Exercise instructions:
Restate the full listing word for word and leave the pictures out.

++++ Collected data

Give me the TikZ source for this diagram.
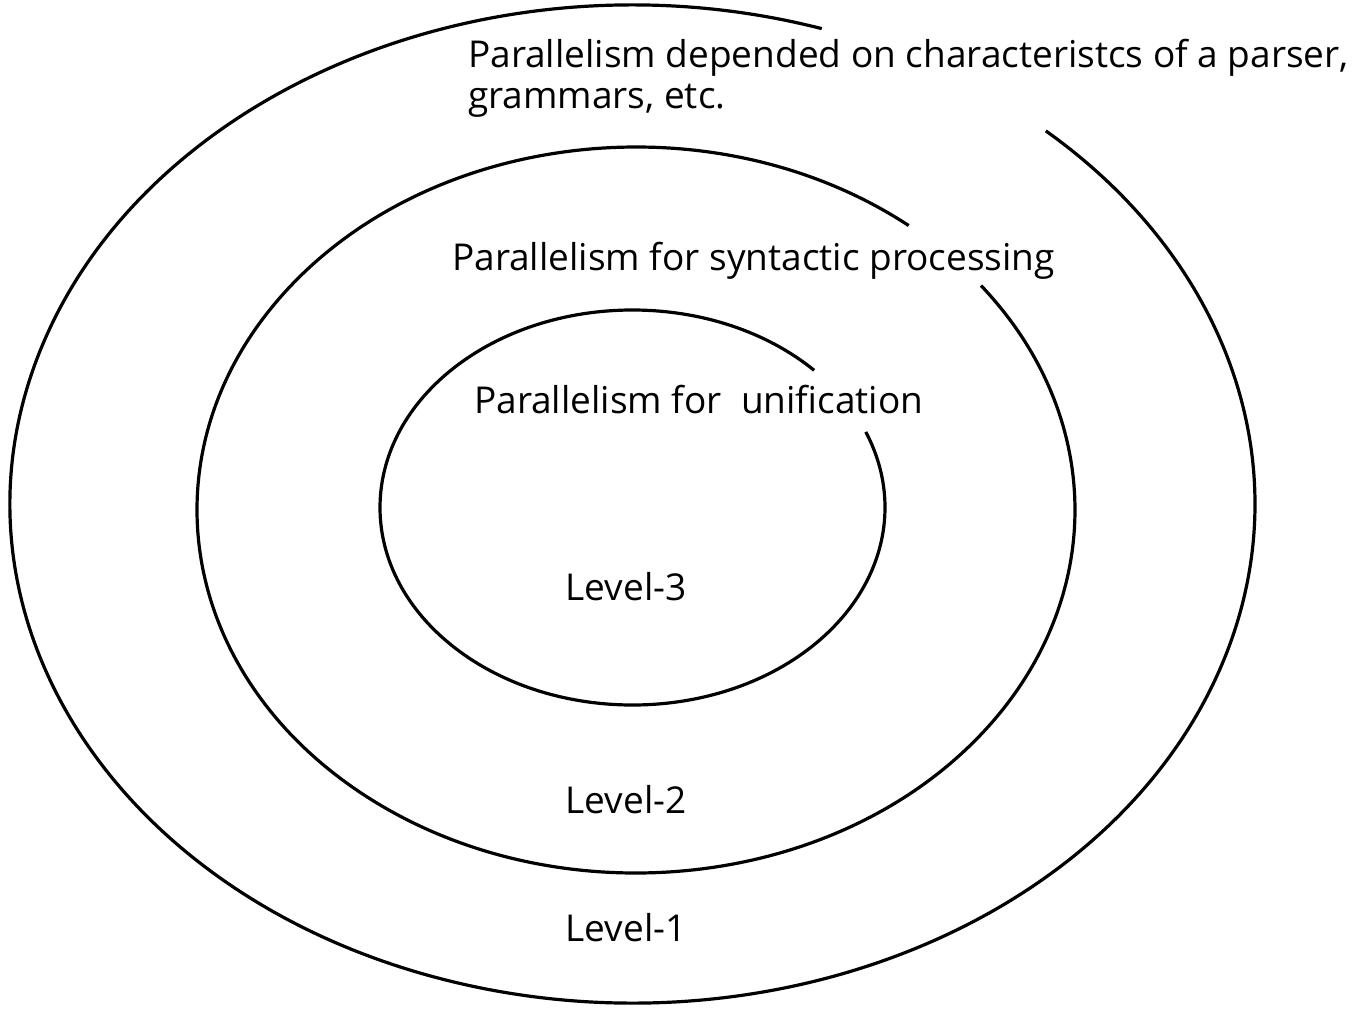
\documentclass[tikz,border=0pt]{standalone}
\usepackage{fontspec}
\setmainfont{Open Sans}
\begin{document}
\begin{tikzpicture}[x=1pt,y=-1pt,
  ring/.style={line width=3.2pt},
  lbl/.style={inner sep=0pt,font=\fontsize{37}{41}\selectfont}]
\useasboundingbox (0,0) rectangle (1354,1012);
% three nested levels, each ring broken at the upper right
\draw[ring] (632.5,504) ++(72.3:622.5 and -499) arc[start angle=72.3,end angle=408.4,x radius=622.5,y radius=-499];
\draw[ring] (636,510) ++(51.6:439 and -363) arc[start angle=51.6,end angle=398.2,x radius=439,y radius=-363];
\draw[ring] (632.5,507.5) ++(44:252.5 and -197.5) arc[start angle=44,end angle=382.5,x radius=252.5,y radius=-197.5];
% captions
\node[lbl,anchor=base west] (l1a) at (468,67) {Parallelism depended on characteristcs of a parser,};
\node[lbl,anchor=base west] (l1b) at (468,108) {grammars, etc.};
\node[lbl,anchor=base west] (l2) at (452,270) {Parallelism for syntactic processing};
\node[lbl,anchor=base west] (l3) at (474,413) {Parallelism for\ \ unification};
\node[lbl,anchor=base] (v3) at (626,600) {Level-3};
\node[lbl,anchor=base] (v2) at (626,813) {Level-2};
\node[lbl,anchor=base] (v1) at (626,941) {Level-1};
\end{tikzpicture}
\end{document}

++++++++

Final result:
Give me the TikZ source for this diagram.
\documentclass[tikz,border=0pt]{standalone}
\usepackage{fontspec}
\setmainfont{Open Sans}
\begin{document}
\begin{tikzpicture}[x=1pt,y=-1pt,
  ring/.style={line width=3.2pt},
  lbl/.style={inner sep=0pt,font=\fontsize{37}{41}\selectfont}]
\useasboundingbox (0,0) rectangle (1354,1012);
% three nested levels, each ring broken at the upper right
\draw[ring] (632.5,504) ++(72.3:622.5 and -499) arc[start angle=72.3,end angle=408.4,x radius=622.5,y radius=-499];
\draw[ring] (636,510) ++(51.6:439 and -363) arc[start angle=51.6,end angle=398.2,x radius=439,y radius=-363];
\draw[ring] (632.5,507.5) ++(44:252.5 and -197.5) arc[start angle=44,end angle=382.5,x radius=252.5,y radius=-197.5];
% captions
\node[lbl,anchor=base west] (l1a) at (468,67) {Parallelism depended on characteristcs of a parser,};
\node[lbl,anchor=base west] (l1b) at (468,108) {grammars, etc.};
\node[lbl,anchor=base west] (l2) at (452,270) {Parallelism for syntactic processing};
\node[lbl,anchor=base west] (l3) at (474,413) {Parallelism for\ \ unification};
\node[lbl,anchor=base] (v3) at (626,600) {Level-3};
\node[lbl,anchor=base] (v2) at (626,813) {Level-2};
\node[lbl,anchor=base] (v1) at (626,941) {Level-1};
\end{tikzpicture}
\end{document}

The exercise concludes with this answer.